* **Dataset content**:
......
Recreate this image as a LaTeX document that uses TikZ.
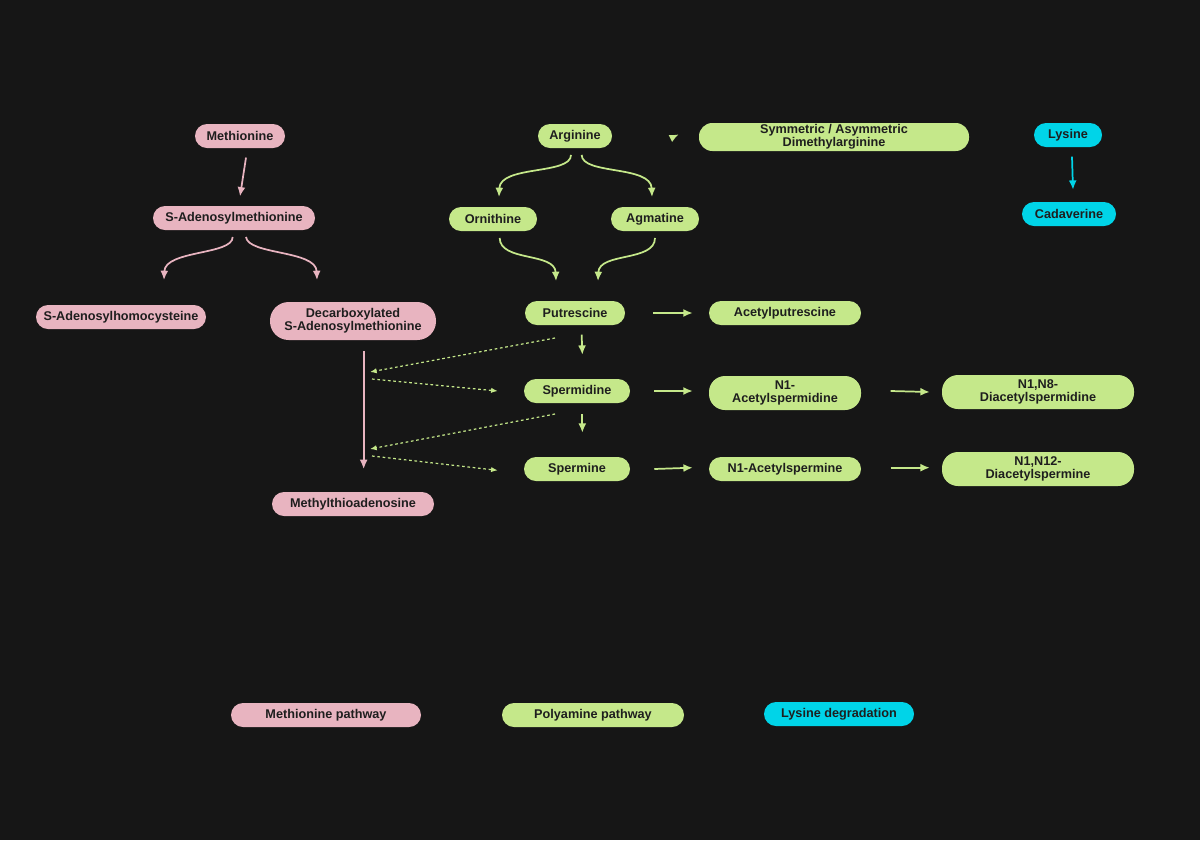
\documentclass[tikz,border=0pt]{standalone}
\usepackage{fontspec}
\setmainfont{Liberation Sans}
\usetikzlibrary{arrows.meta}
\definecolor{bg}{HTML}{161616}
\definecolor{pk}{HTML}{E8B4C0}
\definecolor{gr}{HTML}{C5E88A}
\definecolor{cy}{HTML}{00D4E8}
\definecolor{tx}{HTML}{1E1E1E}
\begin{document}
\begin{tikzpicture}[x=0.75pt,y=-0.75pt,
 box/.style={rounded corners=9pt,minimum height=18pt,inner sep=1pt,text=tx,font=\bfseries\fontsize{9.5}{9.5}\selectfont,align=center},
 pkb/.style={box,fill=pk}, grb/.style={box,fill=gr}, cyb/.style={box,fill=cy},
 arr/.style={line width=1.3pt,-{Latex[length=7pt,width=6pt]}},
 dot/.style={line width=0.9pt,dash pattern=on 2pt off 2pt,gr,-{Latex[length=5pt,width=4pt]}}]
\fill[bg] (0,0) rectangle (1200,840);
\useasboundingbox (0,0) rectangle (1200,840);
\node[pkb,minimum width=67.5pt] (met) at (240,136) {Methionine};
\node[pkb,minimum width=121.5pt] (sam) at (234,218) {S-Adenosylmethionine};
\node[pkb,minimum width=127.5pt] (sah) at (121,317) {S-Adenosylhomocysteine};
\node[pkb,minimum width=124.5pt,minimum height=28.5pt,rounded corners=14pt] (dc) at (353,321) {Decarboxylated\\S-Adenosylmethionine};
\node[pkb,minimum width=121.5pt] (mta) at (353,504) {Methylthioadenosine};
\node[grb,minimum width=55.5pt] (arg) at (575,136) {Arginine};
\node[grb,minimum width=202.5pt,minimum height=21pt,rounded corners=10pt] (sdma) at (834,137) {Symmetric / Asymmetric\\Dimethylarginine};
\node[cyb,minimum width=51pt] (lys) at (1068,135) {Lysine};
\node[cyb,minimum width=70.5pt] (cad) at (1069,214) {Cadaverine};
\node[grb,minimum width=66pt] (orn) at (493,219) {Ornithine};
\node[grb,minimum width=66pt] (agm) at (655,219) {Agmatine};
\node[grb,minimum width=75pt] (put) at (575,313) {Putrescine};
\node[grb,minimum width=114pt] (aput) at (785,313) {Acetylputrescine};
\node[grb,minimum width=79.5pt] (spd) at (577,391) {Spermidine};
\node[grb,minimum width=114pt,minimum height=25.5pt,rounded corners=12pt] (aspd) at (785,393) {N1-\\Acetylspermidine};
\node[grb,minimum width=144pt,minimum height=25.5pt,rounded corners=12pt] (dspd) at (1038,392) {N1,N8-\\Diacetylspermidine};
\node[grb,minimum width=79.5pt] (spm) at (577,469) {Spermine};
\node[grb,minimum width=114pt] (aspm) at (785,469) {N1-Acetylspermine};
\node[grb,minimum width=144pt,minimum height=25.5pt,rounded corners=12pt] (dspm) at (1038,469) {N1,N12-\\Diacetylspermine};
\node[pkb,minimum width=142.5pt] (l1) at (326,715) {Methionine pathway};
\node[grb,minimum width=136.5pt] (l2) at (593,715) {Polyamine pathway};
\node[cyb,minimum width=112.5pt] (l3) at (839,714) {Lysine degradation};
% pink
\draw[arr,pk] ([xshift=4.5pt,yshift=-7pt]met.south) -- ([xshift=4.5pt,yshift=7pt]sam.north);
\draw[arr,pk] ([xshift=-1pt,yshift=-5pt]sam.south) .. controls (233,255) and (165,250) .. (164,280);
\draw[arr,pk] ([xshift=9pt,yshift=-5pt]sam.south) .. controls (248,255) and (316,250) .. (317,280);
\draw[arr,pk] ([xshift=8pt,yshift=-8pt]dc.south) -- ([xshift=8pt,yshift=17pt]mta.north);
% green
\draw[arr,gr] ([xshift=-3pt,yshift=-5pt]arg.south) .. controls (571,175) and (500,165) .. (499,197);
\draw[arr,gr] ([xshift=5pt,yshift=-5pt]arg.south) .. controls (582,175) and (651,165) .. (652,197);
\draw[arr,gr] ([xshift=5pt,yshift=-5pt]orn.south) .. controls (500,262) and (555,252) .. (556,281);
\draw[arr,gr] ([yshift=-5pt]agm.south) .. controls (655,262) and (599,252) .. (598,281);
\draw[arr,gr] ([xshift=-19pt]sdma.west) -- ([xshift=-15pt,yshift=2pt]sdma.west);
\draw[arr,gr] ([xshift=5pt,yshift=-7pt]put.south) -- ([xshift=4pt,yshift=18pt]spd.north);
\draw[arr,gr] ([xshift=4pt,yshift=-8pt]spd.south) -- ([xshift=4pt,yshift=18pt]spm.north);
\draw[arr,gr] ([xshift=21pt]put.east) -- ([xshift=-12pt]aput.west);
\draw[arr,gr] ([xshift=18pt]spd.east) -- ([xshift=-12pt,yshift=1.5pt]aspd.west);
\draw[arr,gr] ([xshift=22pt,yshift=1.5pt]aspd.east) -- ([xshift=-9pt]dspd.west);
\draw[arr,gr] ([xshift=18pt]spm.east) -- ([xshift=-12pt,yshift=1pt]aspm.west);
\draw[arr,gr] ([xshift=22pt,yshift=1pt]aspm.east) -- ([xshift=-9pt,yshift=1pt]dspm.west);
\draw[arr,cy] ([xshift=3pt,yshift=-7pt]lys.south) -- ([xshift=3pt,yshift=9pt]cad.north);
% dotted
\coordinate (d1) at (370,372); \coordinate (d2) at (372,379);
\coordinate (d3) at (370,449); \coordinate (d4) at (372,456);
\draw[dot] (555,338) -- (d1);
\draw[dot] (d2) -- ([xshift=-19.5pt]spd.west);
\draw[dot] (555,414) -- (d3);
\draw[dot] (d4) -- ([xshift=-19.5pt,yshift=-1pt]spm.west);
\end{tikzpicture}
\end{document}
......
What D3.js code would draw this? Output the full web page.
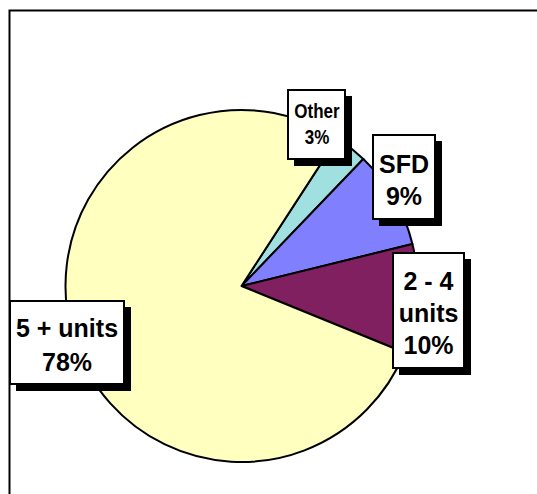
......
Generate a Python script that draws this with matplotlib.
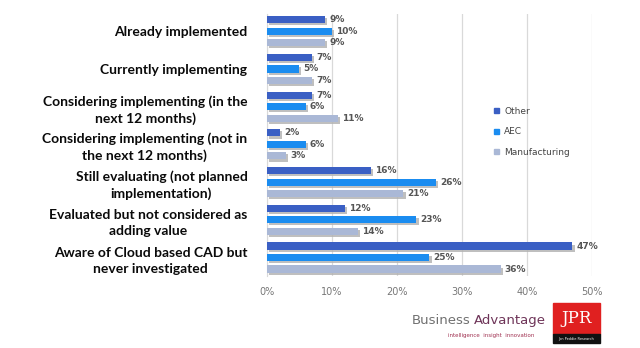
......
* **Task instructions**: Where a line in the material above holds "this", copy that line.

* **Reply**:
Recreate this image as a LaTeX document that uses TikZ.
What D3.js code would draw this? Output the full web page.
Generate a Python script that draws this with matplotlib.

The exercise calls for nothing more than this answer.